» Stated exercise
In the records below, tally every line containing "chart". Report only the total.
--- start Dataset ---
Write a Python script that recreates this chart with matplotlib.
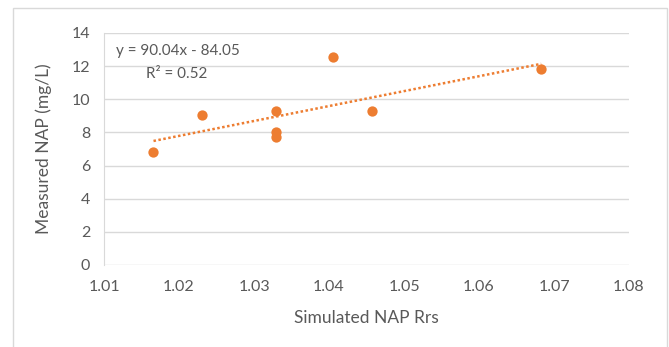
#!/usr/bin/env python3
import matplotlib
matplotlib.use('Agg')
from matplotlib import pyplot as plt
from matplotlib.patches import Rectangle
import numpy as np

# data
sim_rrs = [1.0166, 1.0231, 1.0329, 1.0329, 1.0329, 1.0405, 1.0457, 1.0683]
measured_nap = [6.80, 9.05, 9.30, 8.05, 7.75, 12.55, 9.30, 11.80]
slope, intercept = 90.04, -84.05
r2 = 0.52
x_ticks = [1.01, 1.02, 1.03, 1.04, 1.05, 1.06, 1.07, 1.08]
y_ticks = [0, 2, 4, 6, 8, 10, 12, 14]

ORANGE = '#ED7D31'
GRID = '#D9D9D9'
TEXT = '#595959'

plt.rcParams['font.family'] = ['Lato', 'DejaVu Sans']

fig = plt.figure(figsize=(6.69, 3.47), dpi=100)
fig.patches.append(Rectangle((13 / 669, -0.1), 654 / 669, 1.1 - 8 / 347,
                             transform=fig.transFigure, fill=False,
                             edgecolor=GRID, linewidth=1))

ax = fig.add_axes([104 / 669, 1 - 265 / 347, 525 / 669, 232 / 347])

ax.scatter(sim_rrs, measured_nap, s=55, color=ORANGE, zorder=3, linewidths=0)

xs = np.array([min(sim_rrs), max(sim_rrs)])
ax.plot(xs, slope * xs + intercept, linestyle=(0, (1, 1)), color=ORANGE,
        linewidth=1.8, zorder=2)

ax.set_xlim(1.01, 1.08)
ax.set_ylim(0, 14)
ax.set_xticks(x_ticks)
ax.set_xticklabels(['%.2f' % t for t in x_ticks])
ax.set_yticks(y_ticks)
ax.grid(axis='y', color=GRID, linewidth=1)
ax.set_axisbelow(True)
for side in ['top', 'right', 'bottom']:
    ax.spines[side].set_visible(False)
ax.spines['left'].set_color(GRID)
ax.tick_params(length=0, labelsize=11.5, labelcolor=TEXT)
ax.tick_params(axis='x', pad=11)
ax.tick_params(axis='y', pad=10)

ax.set_xlabel('Simulated NAP Rrs', fontsize=12.5, color=TEXT, labelpad=11)
ax.set_ylabel('Measured NAP (mg/L)', fontsize=12.5, color=TEXT, labelpad=14)

ax.text(1.0116, 12.9, 'y = 90.04x - 84.05', fontsize=11, color=TEXT,
        ha='left', va='center')
ax.text(1.0156, 11.5, 'R² = %.2f' % r2, fontsize=11, color=TEXT,
        ha='left', va='center')

fig.savefig('out.png', dpi=100)
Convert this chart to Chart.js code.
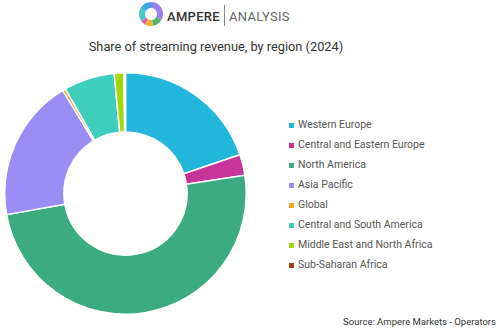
--- end Dataset ---
» Correct result
2